Jhunjhunwala believes the Indian economy will grow by 10 per cent by 2024. “What we have to do is create ease of doing business,” he said adding that it is a journey and not a destination, and is improving every day.

He was of the view that people were underestimating the potential benefits from reforms of Jan Dhan Yojana, GST, RERA, IBC, labour and agriculture reforms. “Capital will just pour into our country. If we can ensure 8 per cent return on capital, sovereign funds are ready to put any kind of money,” he asserted.

“No journey is linear, there are going to be hiccups. My feeling is we will get there,” he added.

Chart reading
On technical analysis, Jhunjhunwala said past price formation indicates future, but he doesn’t get trapped in the precise prediction of charts. “I look at them on a broad basis, I look at breadth — if anything rises, by how much it has risen. I look at behavioral science”.

His advice to chartists is “do not get too precise”.

“Anyone who tries to be precise about the market, I do not trust them,” he said.

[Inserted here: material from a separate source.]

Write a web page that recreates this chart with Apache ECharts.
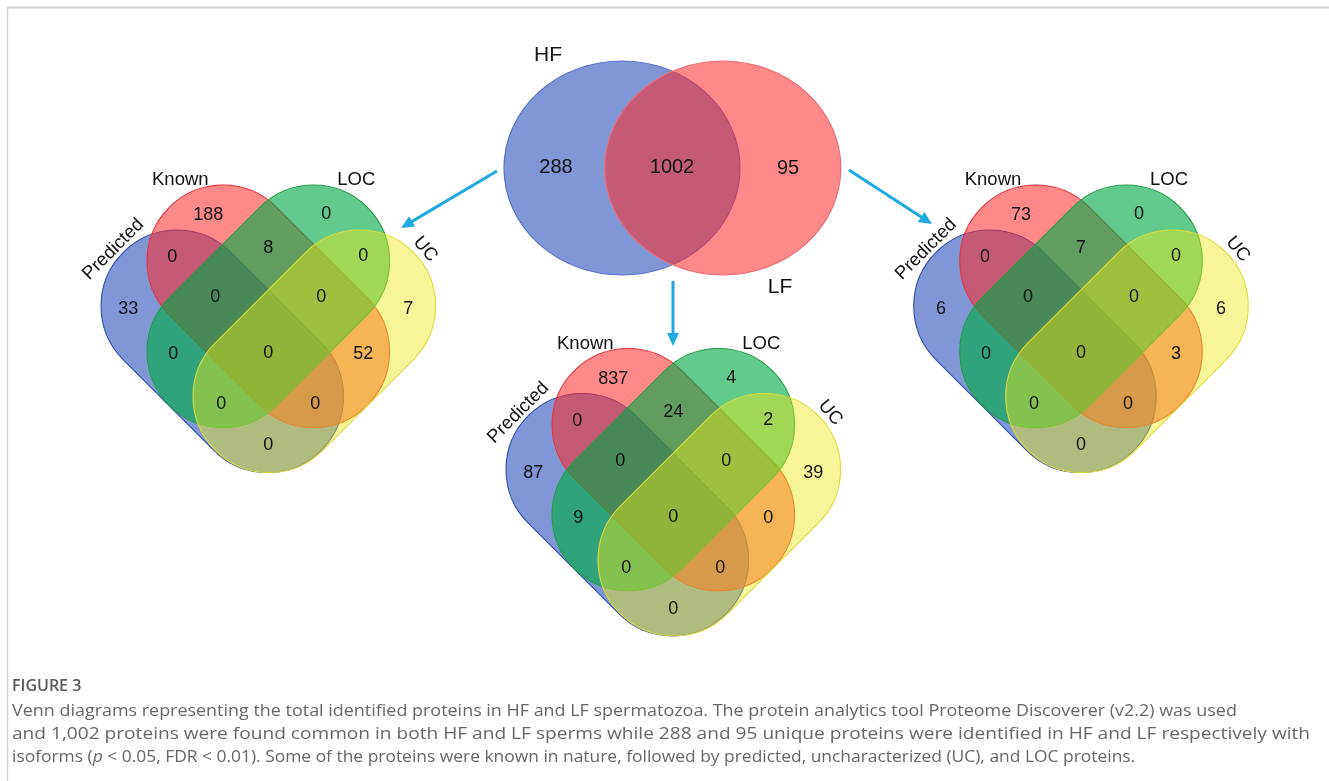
<!DOCTYPE html>
<html>
<head>
<meta charset="utf-8">
<script src="https://cdn.jsdelivr.net/npm/echarts@6/dist/echarts.min.js"></script>
<style>
html, body { margin: 0; padding: 0; background: #fff; }
#chart { width: 1329px; height: 781px; }
</style>
</head>
<body>
<div id="chart"></div>
<script>
// Two-group overlap: HF only, shared, LF only
const pairSets = ['HF', 'LF'];
const pairCounts = [288, 1002, 95];

// Protein categories and the 15 regions of each four-set diagram
const setNames = ['Predicted', 'Known', 'LOC', 'UC'];
const regionKeys = ['P', 'K', 'L', 'U', 'PK', 'KL', 'LU', 'PL', 'KU', 'PU', 'PKL', 'KLU', 'PLU', 'PKU', 'PKLU'];
const hfOnlyCounts = [33, 188, 0, 7, 0, 8, 0, 0, 52, 0, 0, 0, 0, 0, 0];
const sharedCounts = [87, 837, 4, 39, 0, 24, 2, 9, 0, 0, 0, 0, 0, 0, 0];
const lfOnlyCounts = [6, 73, 0, 6, 0, 7, 0, 0, 3, 0, 0, 0, 0, 0, 0];
const quadCounts = [hfOnlyCounts, sharedCounts, lfOnlyCounts];

// Caption
const captionTitle = 'FIGURE 3';
const captionLines = [
  'Venn diagrams representing the total identified proteins in HF and LF spermatozoa. The protein analytics tool Proteome Discoverer (v2.2) was used',
  'and 1,002 proteins were found common in both HF and LF sperms while 288 and 95 unique proteins were identified in HF and LF respectively with',
  'isoforms ({i|p} < 0.05, FDR < 0.01). Some of the proteins were known in nature, followed by predicted, uncharacterized (UC), and LOC proteins.'
];

// Geometry (pixel units of the hidden 1329 x 781 cartesian frame)
const layout = {
  pair: {
    centers: [[622, 168], [722.8, 168]],
    rx: 118, ry: 107,
    labelPos: [[556, 167], [672, 167], [788, 168]],
    namePos: [[548, 55], [780, 287]]
  },
  quad: {
    centers: [[268.3, 353.3], [673.3, 516.7], [1081, 353.3]],
    shapeOffset: [[-46, -2], [0, -47], [0, -47], [46, -2]],
    shapeRot: [-45, -45, 45, 45],
    length: 280, width: 152,
    regionOffset: {
      P: [-140, -44], K: [-60, -138], L: [58, -139], U: [140, -44],
      PK: [-96, -96], KL: [0, -105], LU: [95, -97],
      PL: [-95, 1], KU: [95, 1], PU: [0, 92],
      PKL: [-53, -56], KLU: [53, -56], PLU: [-47, 51], PKU: [47, 51], PKLU: [0, 0]
    },
    namePos: [[-155, -104, 45], [-88, -173, 0], [88, -173, 0], [157, -104, -50]]
  },
  arrows: [[[497, 171], [401, 228]], [[673, 281], [673, 346]], [[849, 170], [932, 224]]],
  caption: { x: 12, titleY: 686, lineY: [711, 734, 757], stretch: [1.055, 1.124, 1.024] }
};

const setFill = ['rgba(43,82,187,0.6)', 'rgba(255,40,40,0.55)', 'rgba(0,170,70,0.62)', 'rgba(235,232,25,0.45)'];
const setStroke = ['#2c4bb0', '#e8333a', '#1f9e44', '#e0dc3a'];
const numFont = '"Liberation Sans", Arial, sans-serif';
const capFont = '"Open Sans", sans-serif';

const chart = echarts.init(document.getElementById('chart'));

function textEl(x, y, str, size, rot) {
  return {
    type: 'text', x: x, y: y, rotation: (rot || 0) * Math.PI / 180,
    style: {
      text: str, fill: '#111', fontSize: size, fontFamily: numFont,
      textAlign: 'center', textVerticalAlign: 'middle'
    }
  };
}

const quadShapeData = [];
quadCounts.forEach((_, d) => setNames.forEach((__, s) => quadShapeData.push([d, s])));
const quadLabelData = [];
quadCounts.forEach((arr, d) => arr.forEach((v, r) => quadLabelData.push([d, r, v])));
const quadNameData = [];
quadCounts.forEach((_, d) => setNames.forEach((__, s) => quadNameData.push([d, s])));

const C = layout.caption;
const captionGraphics = [
  { type: 'text', x: C.x, y: C.titleY, style: { text: captionTitle, fill: '#5a5a5a', fontSize: 16, fontWeight: 600, fontFamily: capFont, textVerticalAlign: 'middle' } }
].concat(captionLines.map((line, i) => ({
  type: 'text', x: C.x, y: C.lineY[i], scaleX: C.stretch[i],
  style: {
    text: line, fill: '#666', fontSize: 17, fontFamily: capFont, textVerticalAlign: 'middle',
    rich: { i: { fontStyle: 'italic', fill: '#666', fontSize: 17, fontFamily: capFont } }
  }
})));

const option = {
  animation: false,
  grid: { left: 0, right: 0, top: 0, bottom: 0 },
  xAxis: { type: 'value', min: 0, max: 1329, show: false },
  yAxis: { type: 'value', min: 0, max: 781, inverse: true, show: false },
  series: [
    {
      // HF / LF circles
      type: 'custom', silent: true, clip: false,
      data: pairSets.map((n, i) => [i]),
      renderItem: function (params, api) {
        const i = api.value(0);
        const c = api.coord(layout.pair.centers[i]);
        const L = layout.pair;
        return {
          type: 'circle', x: c[0], y: c[1],
          scaleX: L.rx / L.ry,
          shape: { cx: 0, cy: 0, r: L.ry },
          style: { fill: setFill[i === 0 ? 0 : 1], stroke: i === 0 ? '#5a70c8' : '#f06a72', lineWidth: 1.1 }
        };
      }
    },
    {
      type: 'custom', silent: true, clip: false,
      data: pairCounts.map((v, i) => [i, v]),
      renderItem: function (params, api) {
        const p = api.coord(layout.pair.labelPos[api.value(0)]);
        return textEl(p[0], p[1], String(api.value(1)), 20);
      }
    },
    {
      type: 'custom', silent: true, clip: false,
      data: pairSets.map((n, i) => [i]),
      renderItem: function (params, api) {
        const i = api.value(0);
        const p = api.coord(layout.pair.namePos[i]);
        return textEl(p[0], p[1], pairSets[i], 21);
      }
    },
    {
      // four rounded sets per diagram, drawn Predicted, Known, LOC, UC
      type: 'custom', silent: true, clip: false,
      data: quadShapeData,
      renderItem: function (params, api) {
        const d = api.value(0), s = api.value(1);
        const Q = layout.quad;
        const ctr = Q.centers[d], off = Q.shapeOffset[s];
        const p = api.coord([ctr[0] + off[0], ctr[1] + off[1]]);
        return {
          type: 'rect', x: p[0], y: p[1], rotation: Q.shapeRot[s] * Math.PI / 180,
          shape: { x: -Q.length / 2, y: -Q.width / 2, width: Q.length, height: Q.width, r: Q.width / 2 },
          style: { fill: setFill[s], stroke: setStroke[s], lineWidth: 1.1 }
        };
      }
    },
    {
      type: 'custom', silent: true, clip: false,
      data: quadLabelData,
      renderItem: function (params, api) {
        const d = api.value(0), r = api.value(1);
        const Q = layout.quad;
        const ctr = Q.centers[d], off = Q.regionOffset[regionKeys[r]];
        const p = api.coord([ctr[0] + off[0], ctr[1] + off[1]]);
        return textEl(p[0], p[1], String(api.value(2)), 18);
      }
    },
    {
      type: 'custom', silent: true, clip: false,
      data: quadNameData,
      renderItem: function (params, api) {
        const d = api.value(0), s = api.value(1);
        const Q = layout.quad;
        const ctr = Q.centers[d], np = Q.namePos[s];
        const p = api.coord([ctr[0] + np[0], ctr[1] + np[1]]);
        return textEl(p[0], p[1], setNames[s], 18.5, np[2]);
      }
    },
    {
      // arrows from the overlap diagram to each breakdown
      type: 'custom', silent: true, clip: false,
      data: layout.arrows.map((a, i) => [i]),
      renderItem: function (params, api) {
        const a = layout.arrows[api.value(0)];
        const p0 = api.coord(a[0]), p1 = api.coord(a[1]);
        const dx = p1[0] - p0[0], dy = p1[1] - p0[1];
        const len = Math.sqrt(dx * dx + dy * dy);
        const ux = dx / len, uy = dy / len;
        const hl = 13, hw = 6;
        const bx = p1[0] - ux * hl, by = p1[1] - uy * hl;
        return {
          type: 'group',
          children: [
            { type: 'line', shape: { x1: p0[0], y1: p0[1], x2: bx + ux * 2, y2: by + uy * 2 },
              style: { stroke: '#1ea9e1', lineWidth: 3 } },
            { type: 'polygon', shape: { points: [[p1[0], p1[1]], [bx - uy * hw, by + ux * hw], [bx + uy * hw, by - ux * hw]] },
              style: { fill: '#1ea9e1' } }
          ]
        };
      }
    }
  ],
  graphic: [
    { type: 'line', shape: { x1: 7, y1: 7.5, x2: 1329, y2: 7.5 }, style: { stroke: '#d4d4d4', lineWidth: 2 } },
    { type: 'line', shape: { x1: 7.5, y1: 7, x2: 7.5, y2: 781 }, style: { stroke: '#d4d4d4', lineWidth: 1.5 } }
  ].concat(captionGraphics)
};
chart.setOption(option);
</script>
</body>
</html>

There is a strict no-no for algorithms for him. “I don’t believe in any algorithms and systems. Investing and trading is an art, and not a science. Algorithms do not read the past differently. I have never used them and will never use them,” he added.

Managing loss
Jhunjunwala, who is often dubbed as India’s Warren Buffet, said he does not have a very well-developed risk management system, but had basic rules governing it. “The basic principle is no creditor should ever call me asking for his money, and if he does, I should be able to pay him immediately,” he said.

“I have sold many shares to reduce my leverage. The key is to book losses. The first loss is the best loss,” he added.

He was all praise for his mentor billionaire and ace stock picker Radhakishan Damani, and said he learnt a lot from him including the latter’s conviction in India as a bull market apart from lessons in investing and trading. “I can’t list down what I have learnt from him, I can list down what I have not learnt,” he said.

Beyond stock market
Jhunjhunwala steered clear of the new-age crypto currencies saying that the asset class has displayed extreme volatility. The price of Bitcoin has nearly halved since its late-2017 high of around $20,000.

However, he was bullish on the traditional yellow metal, citing the low interest rate regime.

While he has invested in a couple of startups so far, he doesn’t plan to pursue such investments going ahead. “I have invested in two startups – but now I don’t do any startup investments. There are a lot of emotions involved. You need to nurture it. I don’t have the time for it,” he said.

Jhunjhunwala shrugged off concerns around the current Covid-19 pandemic, and said one needs to learn to live with it. “Once it is treatable, it is like any other flu. It is a flu and not cancer. Market is going up, even though people were so depressed about the pandemic, but consequences are not as severe,” he said.

“We will learn to live with it, just like any other flu. With every day, we also learn to treat it better,” he added.